Mohammed A. Al-Ibadi<br>Computer Engineering Department<br>University of Basrah<br>Basrah, Iraq<br>m.a.al-ebadi@ieee.org


#### Abstract

In this paper, a fast parallel 2D-array computation has been implemented based on QSD number system and FPGA hardware. The QSD numbers are coded in binary bit streams in order to be processed inside the digital hardware. The same parallel addition algorithm for adding two QSD numbers is used for adding the binary codded QSD numbers and its two steps has been implemented successfully in FPGA chip. The syntheses and implementation of the hardware parallel adder shows that the proposed parallel adder has a high performance than the software version, and the size of data arrays depends on the number of logic elements of the FPGA chip.


Keywords—Parallel computing, QSD numbers, Addition algorithm, FPGA.

## I. Introduction

Current technologies are going toward developing high speed processing units to fulfill the requirement of today demands for ultra-high speed devices [1]. With respect to digital system units, the arithmetic unit takes long processing time when dealing with long numbers as well the large array of numbers of form conventional binary number system. This occurs because of the carry/barrow propagation delay which needs sequential operation of the intermediate results [2]. It is clear that the computations will take long time when the numbers under processing has long bit length.
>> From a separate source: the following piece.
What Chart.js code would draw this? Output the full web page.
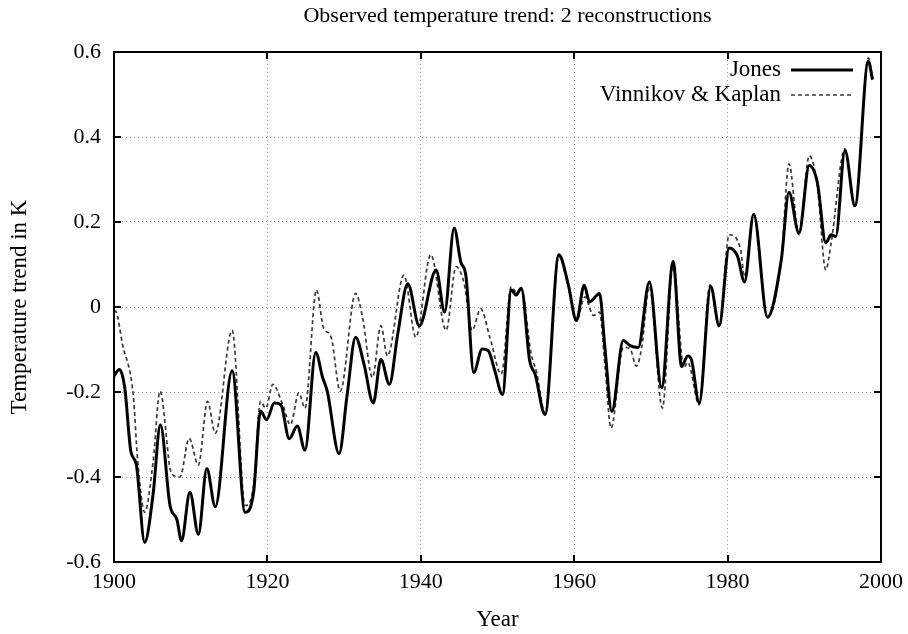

In order to overcome this bottleneck, Signed-Digit (SD) number system had been proposed and used in various digital systems with different implementations, such as digital and optical computing system [3-4].

Signed-Number (SD) system has the general form [5]:

$$
\begin{equation*}
d=\sum_{i=0}^{n-1} x_{i} r^{i} \tag{1}
\end{equation*}
$$

where,
$d=$ the SD number,
$n=$ number of SD digit of the SD number
$r=$ the radix of the SD number system,
$x_{i}=$ the ith digit of the SD number.
The radix $r$ can take any value such as 2 (Modified Signed-Digit (MSD)), 3 (Trinary Signed-Digit (TSD)), and 4 (Quaternary Signed-Digit (QSD)) number systems.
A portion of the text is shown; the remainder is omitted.